#### [Task statement]
Report every line in the listing that contains the string "Apache".

#### [Entries]
--

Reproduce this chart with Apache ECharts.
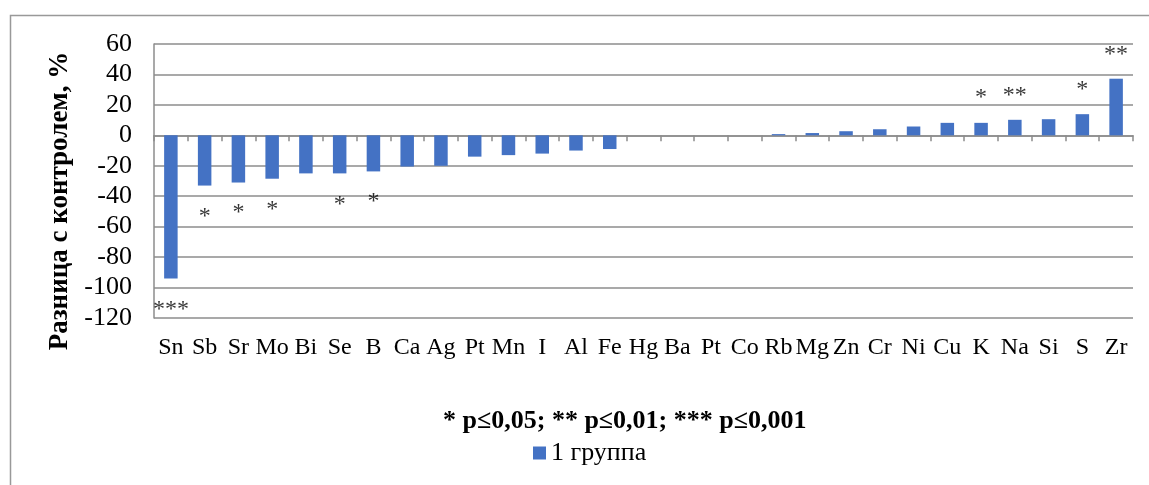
<!DOCTYPE html>
<html>
<head>
<meta charset="utf-8">
<script src="https://cdn.jsdelivr.net/npm/echarts@6/dist/echarts.min.js"></script>
<style>html,body{margin:0;padding:0;background:#fff;}#c{width:1149px;height:485px;}</style>
</head>
<body>
<div id="c"></div>
<script>
const categories = ['Sn','Sb','Sr','Mo','Bi','Se','B','Ca','Ag','Pt','Mn','I','Al','Fe','Hg','Ba','Pt','Co','Rb','Mg','Zn','Cr','Ni','Cu','K','Na','Si','S','Zr'];
const group1 = [-94,-33,-31,-28.5,-25,-25,-23.7,-20.5,-20,-14,-13,-12,-10,-9,0,0,0,0,0.8,1.5,2.7,4,5.8,8.2,8.2,10.2,10.6,13.9,37.2];
const sigIndex = [0,1,2,3,5,6,24,25,27,28];
const sigText = ['***','*','*','*','*','*','*','**','*','**'];
const sigY = [-111,-50,-47.5,-45.5,-42,-40,28,29.5,33,56.5];
const yTicks = {min:-120, max:60, interval:20};

const FONT = "'Liberation Serif','Times New Roman',serif";
const GRID = '#8c8c8c';
const chart = echarts.init(document.getElementById('c'));
const sigData = sigIndex.map((ci,i)=>({value:[ci, sigY[i]], label:{formatter: sigText[i]}}));

chart.setOption({
  animation:false,
  backgroundColor:'#fff',
  graphic:[{type:'rect', shape:{x:10.5,y:15.5,width:1300,height:700}, style:{fill:'none', stroke:'#999', lineWidth:1.5}, silent:true}],
  title:{text:'* p≤0,05; ** p≤0,01; *** p≤0,001', left:443, top:408, padding:0,
    textStyle:{fontFamily:FONT, fontSize:26, fontWeight:'bold', color:'#000'}},
  legend:{data:['1 группа'], left:533, top:440, padding:0, itemWidth:13, itemHeight:13, itemGap:6,
    icon:'rect', textStyle:{fontFamily:FONT, fontSize:26, color:'#000'}},
  grid:{left:154, top:44, right:16, bottom:167},
  xAxis:[
    {type:'category', data:categories, position:'bottom',
     axisLine:{show:false, onZero:false}, axisTick:{show:false},
     axisLabel:{interval:0, margin:18, fontFamily:FONT, fontSize:24, color:'#000'}},
    {type:'category', data:categories, position:'top',
     axisLine:{show:true, onZero:true, lineStyle:{color:GRID, width:1.5}},
     axisTick:{show:true, inside:true, length:6, lineStyle:{color:GRID, width:1.5}},
     axisLabel:{show:false}}
  ],
  yAxis:{type:'value', min:yTicks.min, max:yTicks.max, interval:yTicks.interval,
    name:'Разница с контролем, %', nameLocation:'middle', nameGap:79, nameRotate:90,
    nameTextStyle:{fontFamily:FONT, fontSize:27, fontWeight:'bold', color:'#000', padding:[0,40,0,0]},
    axisLine:{show:true, lineStyle:{color:GRID, width:1.5}}, axisTick:{show:false},
    splitLine:{lineStyle:{color:GRID, width:1.5}},
    axisLabel:{margin:22, fontFamily:FONT, fontSize:26, color:'#000'}},
  series:[
    {name:'1 группа', type:'bar', data:group1, barWidth:'40%', xAxisIndex:0,
     itemStyle:{color:'#4472C4'}},
    {name:'sig', type:'scatter', data:sigData, xAxisIndex:0, symbolSize:0, silent:true,
     label:{show:true, position:'inside', offset:[0,5], fontFamily:FONT, fontSize:24, color:'#000'}}
  ]
});
</script>
</body>
</html>
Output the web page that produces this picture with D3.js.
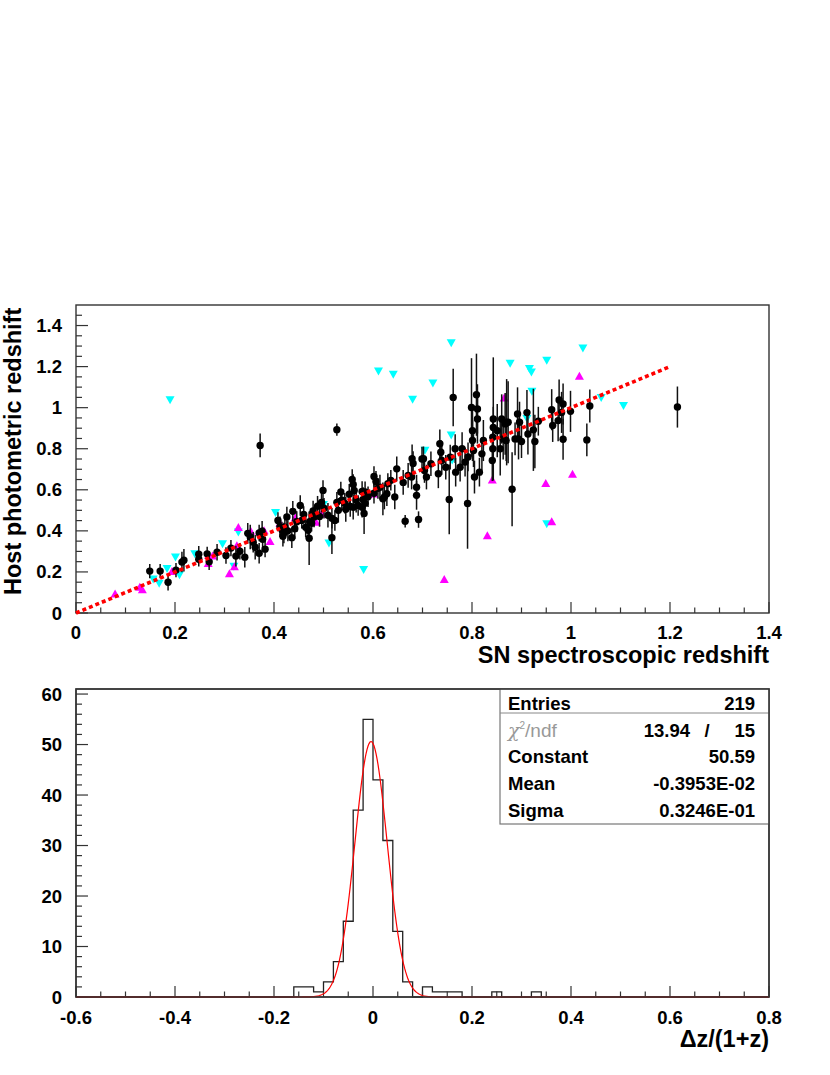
<!DOCTYPE html>
<html><head><meta charset="utf-8">
<script src="https://cdn.jsdelivr.net/npm/d3@7"></script>
<style>
body{margin:0;background:#fff}
svg{display:block}
text{font-family:"Liberation Sans",Arial,Helvetica,sans-serif;font-weight:bold;fill:#000}
</style>
</head><body>
<svg id="c" width="830" height="1075"></svg>
<script>
// ---------- DATA ----------
// SN spectroscopic z, host photometric z, error (black, with error bars)
const hostPoints = [
 [0.149,0.204,0.035],[0.170,0.204,0.035],[0.186,0.150,0.040],[0.202,0.209,0.035],[0.214,0.248,0.050],[0.218,0.257,0.055],
 [0.248,0.286,0.040],[0.248,0.262,0.035],[0.265,0.288,0.035],[0.269,0.249,0.040],[0.285,0.296,0.040],[0.303,0.280,0.040],
 [0.313,0.316,0.040],[0.323,0.277,0.050],[0.331,0.301,0.040],[0.341,0.272,0.050],[0.347,0.388,0.050],[0.352,0.370,0.060],
 [0.358,0.345,0.050],[0.362,0.320,0.060],[0.370,0.291,0.050],[0.370,0.390,0.040],[0.376,0.398,0.050],[0.377,0.359,0.060],
 [0.382,0.311,0.040],[0.372,0.816,0.058],
 [0.408,0.451,0.04],[0.412,0.420,0.05],[0.416,0.405,0.04],[0.420,0.390,0.05],[0.426,0.468,0.05],[0.422,0.418,0.04],
 [0.428,0.400,0.05],[0.418,0.374,0.05],[0.438,0.495,0.05],[0.442,0.410,0.05],[0.436,0.367,0.05],[0.453,0.524,0.05],
 [0.446,0.445,0.05],[0.456,0.451,0.04],[0.464,0.418,0.05],[0.472,0.445,0.05],[0.469,0.403,0.05],[0.471,0.364,0.13],
 [0.479,0.497,0.05],[0.481,0.468,0.05],[0.476,0.437,0.04],[0.460,0.480,0.04],
 [0.499,0.597,0.05],[0.496,0.539,0.05],[0.501,0.510,0.05],[0.509,0.476,0.06],[0.517,0.461,0.05],[0.523,0.451,0.05],
 [0.517,0.367,0.08],[0.527,0.539,0.05],[0.527,0.893,0.03],[0.535,0.589,0.05],[0.537,0.549,0.05],[0.543,0.534,0.05],
 [0.554,0.519,0.05],[0.558,0.650,0.05],[0.560,0.626,0.05],[0.562,0.597,0.05],[0.552,0.578,0.05],[0.566,0.549,0.06],
 [0.570,0.524,0.05],[0.578,0.592,0.05],[0.580,0.553,0.06],[0.578,0.515,0.05],[0.584,0.534,0.05],[0.582,0.485,0.10],
 [0.584,0.590,0.05],[0.590,0.566,0.05],[0.530,0.500,0.06],[0.545,0.505,0.06],[0.560,0.515,0.06],[0.488,0.520,0.05],
 [0.492,0.470,0.05],
 [0.602,0.665,0.05],[0.606,0.641,0.05],[0.602,0.583,0.05],[0.610,0.607,0.05],[0.614,0.613,0.06],[0.620,0.556,0.08],
 [0.623,0.565,0.06],[0.628,0.581,0.06],[0.630,0.630,0.05],[0.636,0.646,0.05],[0.644,0.565,0.06],[0.648,0.702,0.06],
 [0.661,0.636,0.06],[0.665,0.447,0.03],[0.671,0.670,0.06],[0.678,0.662,0.06],[0.679,0.751,0.07],[0.681,0.728,0.06],
 [0.688,0.613,0.06],[0.688,0.573,0.07],[0.692,0.455,0.04],[0.699,0.750,0.06],[0.702,0.751,0.06],[0.704,0.694,0.06],
 [0.708,0.662,0.06],[0.717,0.727,0.06],[0.732,0.678,0.07],[0.735,0.824,0.07],[0.737,0.783,0.06],[0.739,0.743,0.07],
 [0.747,0.710,0.06],[0.754,0.553,0.17],[0.756,0.759,0.06],[0.762,1.050,0.14],[0.766,0.800,0.07],[0.767,0.686,0.07],
 [0.776,0.710,0.07],[0.780,0.800,0.08],[0.786,0.735,0.07],[0.792,0.760,0.07],
 [0.791,0.533,0.22],[0.799,1.001,0.24],[0.801,0.888,0.12],[0.801,0.840,0.10],[0.803,0.791,0.08],[0.805,0.662,0.08],
 [0.809,1.063,0.20],[0.811,0.994,0.12],[0.811,0.945,0.12],[0.815,0.686,0.07],[0.820,0.775,0.08],[0.823,0.840,0.10],
 [0.843,0.945,0.30],[0.843,0.904,0.10],[0.842,0.856,0.10],[0.842,0.800,0.12],[0.841,0.743,0.10],[0.851,0.888,0.13],
 [0.857,0.800,0.13],[0.860,0.945,0.12],[0.863,0.848,0.10],[0.867,0.921,0.15],[0.870,0.929,0.21],[0.873,0.929,0.20],
 [0.869,0.840,0.10],[0.881,0.603,0.18],[0.887,0.848,0.08],[0.892,0.969,0.13],[0.894,0.848,0.10],[0.896,0.929,0.10],
 [0.900,0.835,0.08],[0.911,0.976,0.11],[0.913,0.872,0.10],[0.924,0.892,0.20],[0.927,0.835,0.13],[0.934,0.934,0.07],
 [0.961,0.990,0.10],[0.963,0.913,0.08],[0.974,0.937,0.10],[0.976,1.037,0.10],[0.981,0.977,0.10],[0.984,1.018,0.10],
 [0.984,0.846,0.10],[0.999,0.982,0.10],[1.032,0.843,0.08],[1.038,1.008,0.08],[1.215,1.003,0.10]
];
// cyan, down-pointing triangles
const cyanPoints = [
 [0.156,0.163],[0.168,0.142],[0.184,0.214],[0.190,1.036],[0.201,0.270],[0.209,0.184],[0.240,0.286],[0.296,0.335],
 [0.319,0.225],[0.328,0.392],[0.403,0.487],[0.500,0.526],[0.511,0.338],[0.581,0.210],[0.611,1.176],[0.641,1.160],
 [0.680,1.039],[0.705,0.790],[0.721,1.118],[0.758,1.314],[0.758,0.864],[0.760,0.743],[0.877,1.214],[0.911,0.945],
 [0.916,1.188],[0.920,1.171],[0.921,1.078],[0.951,1.228],[0.951,0.432],[1.024,1.288],[1.061,1.047],[1.106,1.008]
];
// magenta, up-pointing triangles
const magentaPoints = [
 [0.079,0.095],[0.129,0.128],[0.134,0.116],[0.194,0.204],[0.267,0.244],[0.268,0.282],[0.276,0.280],[0.310,0.194],
 [0.320,0.228],[0.328,0.419],[0.325,0.330],[0.353,0.400],[0.380,0.403],[0.392,0.351],[0.412,0.440],[0.443,0.466],
 [0.485,0.445],[0.496,0.485],[0.590,0.580],[0.602,0.582],[0.744,0.165],[0.831,0.379],[0.841,0.650],[0.865,1.050],
 [0.949,0.633],[0.961,0.447],[1.003,0.678],[1.017,1.155]
];
const diagonal = [[0,0],[1.2,1.2]];

// histogram of dz/(1+z): [bin low edge, count], bin width 0.02 (other bins empty)
const histRange = [-0.6, 0.8];
const histBinWidth = 0.02;
const histBins = [
 [-0.16,2],[-0.14,2],[-0.12,1],[-0.10,3],[-0.08,7],[-0.06,15],[-0.04,37],[-0.02,55],
 [0.00,43],[0.02,31],[0.04,13],[0.06,3],[0.10,2],[0.12,1],[0.14,1],[0.16,1],[0.24,1],[0.32,1]
];
// gaussian fit
const fitConstant = 50.59, fitMean = -0.3953e-2, fitSigma = 0.3246e-1;
const statsLabels = ["Entries","χ²/ndf","Constant","Mean","Sigma"];
const statsValues = ["219","13.94   /   15","50.59","-0.3953E-02","0.3246E-01"];

// tick labels
const topXTicks = [0,0.2,0.4,0.6,0.8,1,1.2,1.4];
const topYTicks = [0,0.2,0.4,0.6,0.8,1,1.2,1.4];
const histXTicks = [-0.6,-0.4,-0.2,0,0.2,0.4,0.6,0.8];
const histYTicks = [0,10,20,30,40,50,60];

// ---------- DRAW ----------
const svg = d3.select("#c");
const FRAME = "#333";
const TICKFONT = 18.5, TITLEFONT = 23.5, STATFONT = 18.5;

const xTop = d3.scaleLinear().domain([0,1.4]).range([76,769]);
const yTop = d3.scaleLinear().domain([0,1.5]).range([613,305]);
const xH = d3.scaleLinear().domain(histRange).range([76,769]);
const yH = d3.scaleLinear().domain([0,61]).range([997,689]);

function ticks(g, xs, ys, xMinor, yMinor, xMajorStep, yMajorStep){
  const [x0,x1] = xs.range(), [y0,y1] = ys.range();
  xMinor.forEach(v=>{
    const maj = Math.abs(v/xMajorStep - Math.round(v/xMajorStep))<1e-6;
    g.append("line").attr("x1",xs(v)).attr("x2",xs(v)).attr("y1",y0).attr("y2",y0-(maj?11:5.5))
      .attr("stroke",FRAME).attr("stroke-width",1.2);
  });
  yMinor.forEach(v=>{
    const maj = Math.abs(v/yMajorStep - Math.round(v/yMajorStep))<1e-6;
    g.append("line").attr("x1",x0).attr("x2",x0+(maj?12:6)).attr("y1",ys(v)).attr("y2",ys(v))
      .attr("stroke",FRAME).attr("stroke-width",1.2);
  });
}
function frame(g, xs, ys){
  const [x0,x1] = xs.range(), [y0,y1] = ys.range();
  g.append("rect").attr("x",x0).attr("y",y1).attr("width",x1-x0).attr("height",y0-y1)
    .attr("fill","none").attr("stroke",FRAME).attr("stroke-width",1.4);
}
const lbl = d => String(d);

// ===== Top scatter plot =====
const gT = svg.append("g");
frame(gT, xTop, yTop);
ticks(gT, xTop, yTop, d3.range(0,1.4001,0.05), d3.range(0,1.4501,0.05), 0.2, 0.2);
gT.selectAll("text.xl").data(topXTicks).enter().append("text")
  .attr("x",d=>xTop(d)).attr("y",639).attr("text-anchor","middle").attr("font-size",TICKFONT).text(lbl);
gT.selectAll("text.yl").data(topYTicks).enter().append("text")
  .attr("x",62).attr("y",d=>yTop(d)+6.5).attr("text-anchor","end").attr("font-size",TICKFONT).text(lbl);
gT.append("text").attr("x",769).attr("y",663).attr("text-anchor","end").attr("font-size",TITLEFONT)
  .text("SN spectroscopic redshift");
gT.append("text").attr("transform","translate(21,595) rotate(-90)").attr("text-anchor","start").attr("font-size",TITLEFONT)
  .text("Host photometric redshift");

const tri = (w,h,up)=> up ? `M0,${-h/2}L${w/2},${h/2}L${-w/2},${h/2}Z` : `M0,${h/2}L${w/2},${-h/2}L${-w/2},${-h/2}Z`;
gT.selectAll("path.cy").data(cyanPoints).enter().append("path")
  .attr("d",tri(9,8,false)).attr("transform",d=>`translate(${xTop(d[0])},${yTop(d[1])})`).attr("fill","#00ffff");
gT.selectAll("path.mg").data(magentaPoints).enter().append("path")
  .attr("d",tri(9,8,true)).attr("transform",d=>`translate(${xTop(d[0])},${yTop(d[1])})`).attr("fill","#ff00ff");
gT.selectAll("line.err").data(hostPoints).enter().append("line")
  .attr("x1",d=>xTop(d[0])).attr("x2",d=>xTop(d[0]))
  .attr("y1",d=>yTop(d[1]-d[2])).attr("y2",d=>yTop(d[1]+d[2]))
  .attr("stroke","#111").attr("stroke-width",1.5);
gT.selectAll("circle.pt").data(hostPoints).enter().append("circle")
  .attr("cx",d=>xTop(d[0])).attr("cy",d=>yTop(d[1])).attr("r",3.7).attr("fill","#000");
gT.append("path").datum(diagonal)
  .attr("d",d3.line().x(d=>xTop(d[0])).y(d=>yTop(d[1])))
  .attr("stroke","#ff0000").attr("stroke-width",3.6).attr("stroke-dasharray","4 3").attr("fill","none");

// ===== Bottom histogram =====
const gH = svg.append("g");
const nBins = Math.round((histRange[1]-histRange[0])/histBinWidth);
const counts = new Array(nBins).fill(0);
histBins.forEach(([lo,c])=>{ counts[Math.round((lo-histRange[0])/histBinWidth)] = c; });
const stepPts = [];
counts.forEach((c,i)=>{
  const lo = histRange[0]+i*histBinWidth, hi = lo+histBinWidth;
  stepPts.push([lo,c],[hi,c]);
});
gH.append("path").datum(stepPts)
  .attr("d",d3.line().x(d=>xH(d[0])).y(d=>yH(d[1])))
  .attr("fill","none").attr("stroke","#222").attr("stroke-width",1.3);

frame(gH, xH, yH);
ticks(gH, xH, yH, d3.range(-0.6,0.8001,0.05), d3.range(0,60.001,2), 0.2, 10);

const fx = d3.range(histRange[0], histRange[1]+1e-9, 0.002);
gH.append("path").datum(fx)
  .attr("d",d3.line().x(d=>xH(d)).y(d=>yH(fitConstant*Math.exp(-0.5*Math.pow((d-fitMean)/fitSigma,2)))))
  .attr("fill","none").attr("stroke","#ff0000").attr("stroke-width",1.2);

gH.selectAll("text.xl").data(histXTicks).enter().append("text")
  .attr("x",d=>xH(d)).attr("y",1024).attr("text-anchor","middle").attr("font-size",TICKFONT).text(lbl);
gH.selectAll("text.yl").data(histYTicks).enter().append("text")
  .attr("x",62).attr("y",d=>yH(d)+6.5).attr("text-anchor","end").attr("font-size",TICKFONT).text(lbl);
gH.append("text").attr("x",769).attr("y",1047).attr("text-anchor","end").attr("font-size",TITLEFONT).text("Δz/(1+z)");

// stats box
const sb = gH.append("g");
sb.append("rect").attr("x",500).attr("y",689).attr("width",269).attr("height",135)
  .attr("fill","#fff").attr("stroke","#777").attr("stroke-width",1.2);
sb.append("line").attr("x1",500).attr("x2",769).attr("y1",713).attr("y2",713).attr("stroke","#888").attr("stroke-width",1);
sb.append("rect").attr("x",76).attr("y",689).attr("width",693).attr("height",308).attr("fill","none").attr("stroke",FRAME).attr("stroke-width",1.4);
const rowY = [710,737,763,790,817];
statsLabels.forEach((lab,i)=>{
  if(i===1){
    const t = sb.append("text").attr("x",508).attr("y",rowY[i]).attr("font-size",19)
      .style("font-weight","300").style("fill","#999");
    t.append("tspan").attr("font-family","DejaVu Serif").style("font-style","italic").text("χ");
    t.append("tspan").attr("font-size",10).attr("dy",-8).text("2");
    t.append("tspan").attr("dy",8).text("/ndf");
  } else {
    sb.append("text").attr("x",508).attr("y",rowY[i]).attr("font-size",STATFONT).text(lab);
  }
});
statsValues.forEach((v,i)=>{
  if(i===1){
    const parts = v.split("/").map(s=>s.trim());
    sb.append("text").attr("x",690).attr("y",rowY[i]).attr("text-anchor","end").attr("font-size",STATFONT).text(parts[0]);
    sb.append("text").attr("x",707).attr("y",rowY[i]).attr("text-anchor","middle").attr("font-size",STATFONT).text("/");
    sb.append("text").attr("x",755).attr("y",rowY[i]).attr("text-anchor","end").attr("font-size",STATFONT).text(parts[1]);
  } else {
    sb.append("text").attr("x",755).attr("y",rowY[i]).attr("text-anchor","end").attr("font-size",STATFONT).text(v);
  }
});
</script>
</body></html>
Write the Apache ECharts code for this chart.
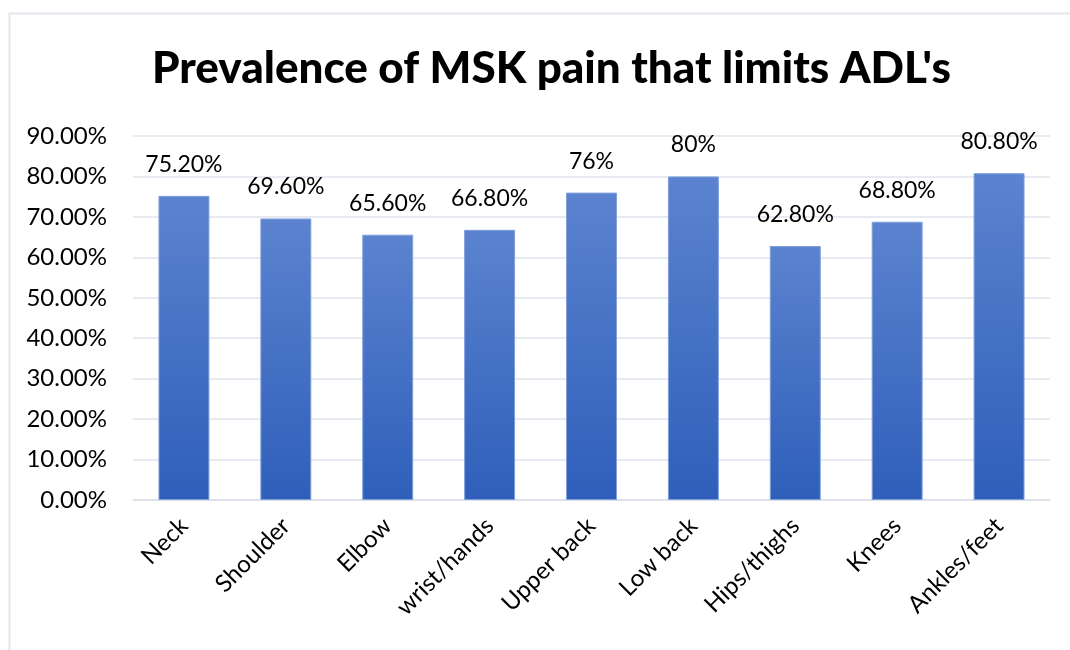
<!DOCTYPE html>
<html>
<head>
<meta charset="utf-8">
<script src="https://cdn.jsdelivr.net/npm/echarts@6/dist/echarts.min.js"></script>
<style>
  html, body { margin: 0; padding: 0; background: #ffffff; }
  #chart { width: 1070px; height: 650px; }
</style>
</head>
<body>
<div id="chart"></div>
<script>
// Body regions and the share of respondents whose pain limits daily activities
const categories = ['Neck', 'Shoulder', 'Elbow', 'wrist/hands', 'Upper back', 'Low back', 'Hips/thighs', 'Knees', 'Ankles/feet'];
const prevalence = [75.2, 69.6, 65.6, 66.8, 76, 80, 62.8, 68.8, 80.8];
const valueLabels = ['75.20%', '69.60%', '65.60%', '66.80%', '76%', '80%', '62.80%', '68.80%', '80.80%'];
const yTicks = { min: 0, max: 90, step: 10 };

const FONT = 'Lato, "Open Sans", "Liberation Sans", sans-serif';
const chart = echarts.init(document.getElementById('chart'), null, { renderer: 'canvas' });

chart.setOption({
  animation: false,
  backgroundColor: '#ffffff',
  title: {
    text: "Prevalence of MSK pain that limits ADL's",
    left: 147,
    top: 42,
    textStyle: { fontFamily: FONT, fontWeight: 900, fontSize: 44, color: '#000000' }
  },
  graphic: [{
    type: 'rect',
    shape: { x: 9.5, y: 13.5, width: 1100, height: 700 },
    style: { fill: 'none', stroke: '#e2e6ee', lineWidth: 2 },
    silent: true
  }],
  grid: { left: 133, right: 20, top: 136, bottom: 150 },
  xAxis: {
    type: 'category',
    data: categories,
    axisLine: { show: true, lineStyle: { color: '#d9dee8', width: 1.5 } },
    axisTick: { show: false },
    axisLabel: {
      rotate: 45,
      margin: 22,
      interval: 0,
      fontFamily: FONT,
      fontSize: 24,
      color: '#000000'
    }
  },
  yAxis: {
    type: 'value',
    min: yTicks.min,
    max: yTicks.max,
    interval: yTicks.step,
    axisLine: { show: false },
    axisTick: { show: false },
    splitLine: { lineStyle: { color: '#dfe3eb', width: 1.5 } },
    axisLabel: {
      margin: 26,
      fontFamily: FONT,
      fontSize: 24,
      color: '#000000',
      formatter: v => v.toFixed(2) + '%'
    }
  },
  series: [{
    type: 'bar',
    data: prevalence,
    barWidth: '50%',
    itemStyle: {
      color: {
        type: 'linear', x: 0, y: 0, x2: 0, y2: 1,
        colorStops: [
          { offset: 0, color: '#5b83cf' },
          { offset: 1, color: '#2f5fba' }
        ]
      },
      borderColor: '#7f9fdc',
      borderWidth: 1
    },
    label: {
      show: true,
      position: 'top',
      distance: 20,
      fontFamily: FONT,
      fontSize: 23,
      color: '#000000',
      formatter: p => valueLabels[p.dataIndex]
    }
  }]
});
</script>
</body>
</html>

--

#### [The response]
Reproduce this chart with Apache ECharts.
Write the Apache ECharts code for this chart.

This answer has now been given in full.